Júlio Cézar atua como advogado há 12 anos e trabalha na área da família. “Era um embate oral e isso é normal com qualquer juiz, pois entendi que a postura dela estava errada. Eu fui enérgico, mas não usei palavra de baixo calão, sempre respeitando a juíza e a autoridade dela”.
O advogado relata não ter intenção de levar a situação para o TJMS (Tribunal de Justiça). “A própria ata que ela lavrou me inocenta. Não vou criar caso, a OAB pode tomar alguma atitude, não vou me posicionar contra isso. Acredito que ela não estava no seu melhor momento”.
As audiências de conciliação no Fórum de Campo Grande, segundo o advogado, não são gravadas. “Mas depois desse ocorrido, vamos ter que começar a gravar, porque não tinha ninguém a meu favor. Mas a ata me inocenta”.
OAB
Para a OAB/MS, o ato do advogado não configura qualquer ilícito, pois a situação se enquadra dentro dos limites do exercício profissional. A entidade vai requerer junto à Corregedoria-Geral de Justiça do TJMS e CNJ (Corregedoria do Conselho Nacional de Justiça) a apuração da prática de abuso de autoridade, com as devidas consequências legais.
Segundo nota da OAB, a magistrada já foi alvo de Desagravo Público em face do advogado Jorge da Silva Francisco pela prática da mesma conduta, em 2012.
Amamsul
Em nota, a Amamsul (Associação dos Magistrados de Mato Grosso do Sul) afirmou que a juíza agiu dentro da estrita legalidade.

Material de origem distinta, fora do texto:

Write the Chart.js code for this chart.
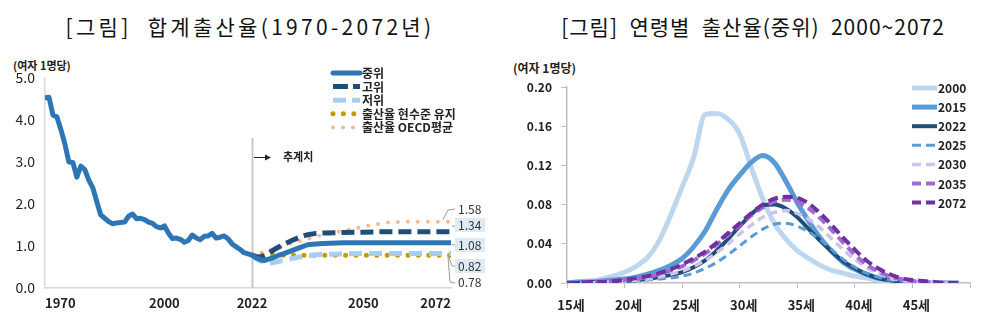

Confira a íntegra da manifestação divulgada pela entidade:
NOTA DE ESCLARECIMENTO
Ante a matéria divulgada no site da OAB/MS, a qual noticia fatos ocorridos durante uma audiência de conciliação na 2ª Vara de Família de Campo Grande, no último dia 24, a Associação dos Magistrados de Mato Grosso do Sul (AMAMSUL), vem a público esclarecer que a juíza Cíntia Xavier Letteriello, que presidiu o ato, agiu dentro da estrita legalidade.
Durante a referida audiência a magistrada foi severamente afrontada pelo advogado Júlio César Marques, a pretexto de defender os interesses de sua cliente. Assim, em face da gravidade dos fatos e a insistência do causídico em desrespeitar a magistrada no exercício de suas funções, esta adotou o procedimento de acionar a assessoria militar do Fórum e determinar o encaminhamento do advogado à presença de uma autoridade policial para a lavratura de Termo Circunstanciado de Ocorrência (TCO) pela prática, em tese, do crime de desacato.
Tal proceder não constitui abuso de autoridade ou qualquer outra ilegalidade, ao contrário, está dentro das estritas balizas da lei, notadamente porque não houve prisão do advogado, mas apenas o seu encaminhamento à presença de um delegado de Polícia, conforme prevê a Lei nº 9.099/95.
Cabe apontar, por oportuno, que o crime de desacato, previsto no Código Penal Brasileiro, ainda subsiste, uma vez que o Superior Tribunal de Justiça, em apenas dois casos isolados (RE 1.640.084 e HC 379.269), entendeu de maneira diversa. Logo, não houve descriminalização da conduta no ordenamento jurídico.
Ademais disso, a AMAMSUL refuta veemente qualquer tentativa de enfraquecimento da magistratura, em especial no que tange à aprovação de projeto de lei que criminaliza condutas de magistrados por pretenso abuso de autoridade. Iniciativas legislativas deste jaez somente depõem contra o Estado Democrático de Direito, porquanto, em última análise, fragiliza a independência dos juízes.